As with most things, I guess it depends what people mean by minimalism and bloat. For me minimalism is that when I look at a process tree I'm able to know everything that's in there. But it also means for me not having to pass through hoops and juggle 5 balls to be able to get the thing running, I'd rather have a solid straightforward solution.

That also doesn't mean I dismiss trying new stuff, on the contrary. There are a few of the new utilities I enjoy very much like jq, fzf, ripgrep.

(21-02-2025, 04:41 PM)ckester Wrote: Any time I look at the git repository for some tempting project and see references to cargo, I say no thank you.
(21-02-2025, 04:41 PM)ckester Wrote: preferably less than a megabyte after stripping (less than 500K even better)?
I have a similar issue with projects that have gigantic build systems, or where the final binary is 100+MB. That's just too much of a bubble where the devs live in a world of fast fiber internet and laptops-of-the-year. That's just not the case in most places, it's hindering the adoption of such tool, and pushing these tools in a direction where only the people that can install them can actually contribute and propose ideas on how to improve them.

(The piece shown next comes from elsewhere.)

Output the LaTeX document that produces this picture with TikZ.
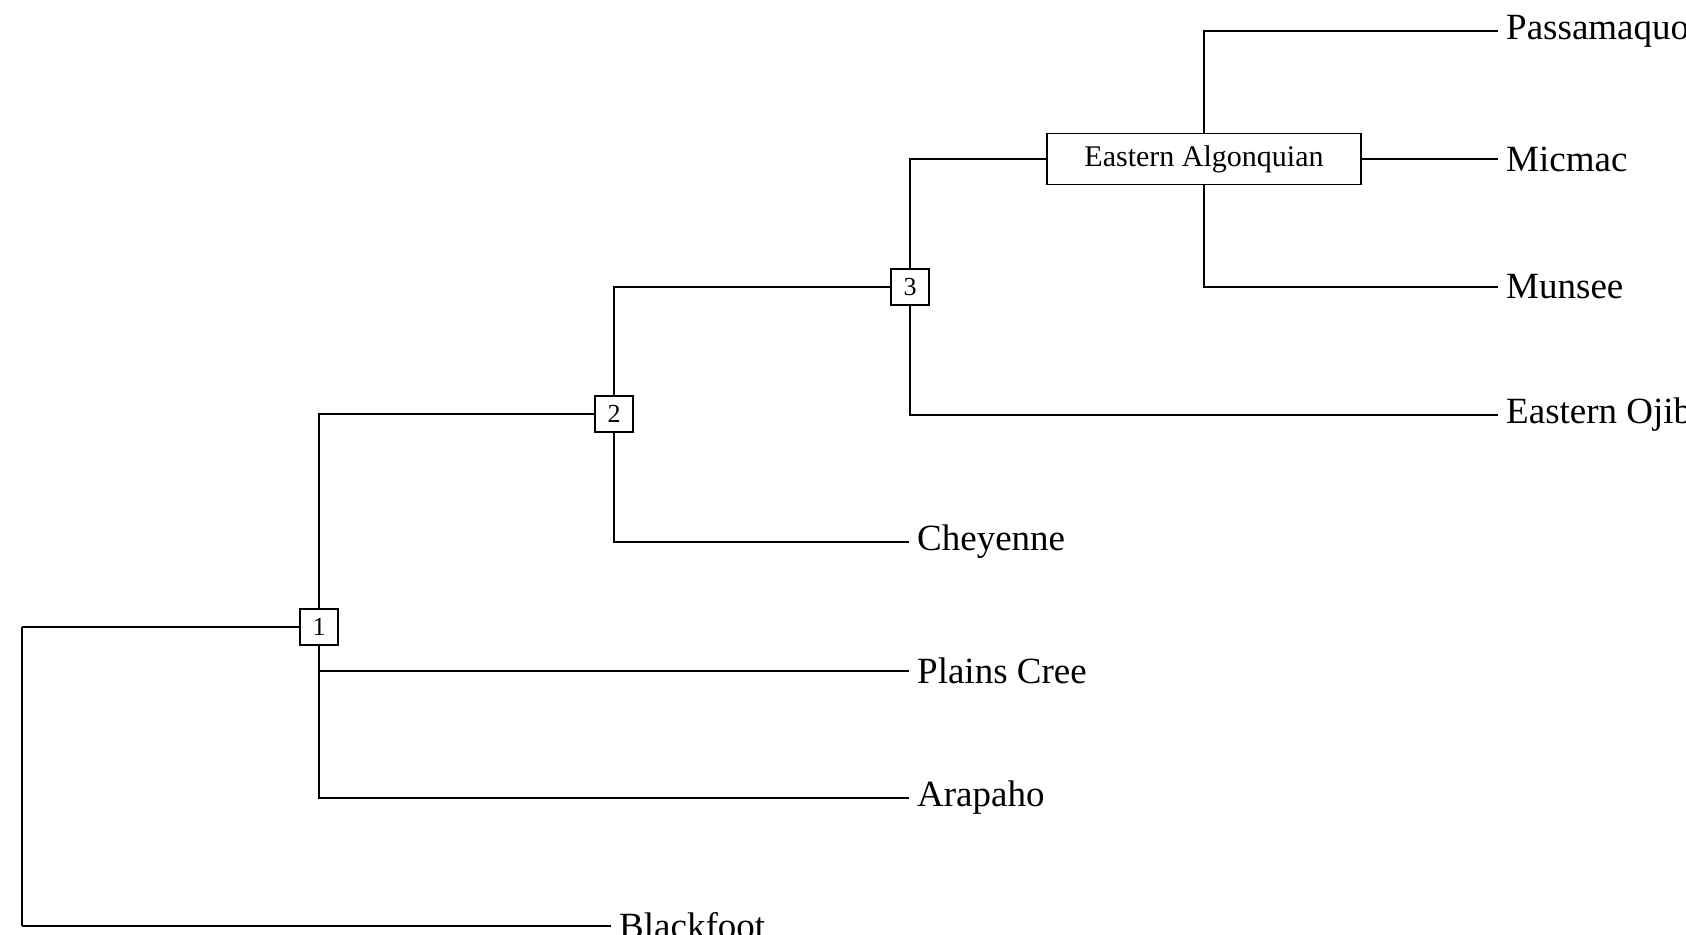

Is that "bloat"? I'm not sure, I think it depends how many other tools you already have on your system that depends on that build environment. But if you're compiling a single binary and it requires you to pull 1GB of dependencies and build system, I'd say in that case that size can be part of "bloat" too.

I'm also interested in other's opinions.
jkl
Long time nixers
Most software can be compiled locally, and I usually recommend my users to build my tools themselves instead of just fetching a precompiled binary. Some of it depends on the runtime: I have been doing a lot in Common Lisp recently, and Common Lisp is not exactly lightweight when it comes to built binaries, because they contain a whole Common Lisp environment, even when compressed.

But they're still static binaries, which is good. YMMV.
ckester
Nixers
An often overlooked virtue of small statically-linked binaries is that they can used in a shell pipeline or script without unacceptably degrading performance due to the time needed to load them.

Larger statically-linked binaries obviously take more time to load.

Those using shared libraries or runtime environments are even worse (unless, of course, other programs using the same libraries or environment have already been loaded into memory -- which is one of the reasons I have a longstanding complaint about what I call "vanity libraries", which their authors distribute as shared libs but which are only ever used by their own programs and almost never at the same time. I.e., they're not really "shared" at all. They're just wasting time doing the work to locate the library, load it, and resolve the references to the code therein.)

Sorry for the rant!

EDIT: yes, I know there are ways to map files into memory without actually copying the data until it's needed. But I think my point still stands, because the larger the code the more likely a cache miss is going to be. (Especially if the code is poorly organized with respect to locality.)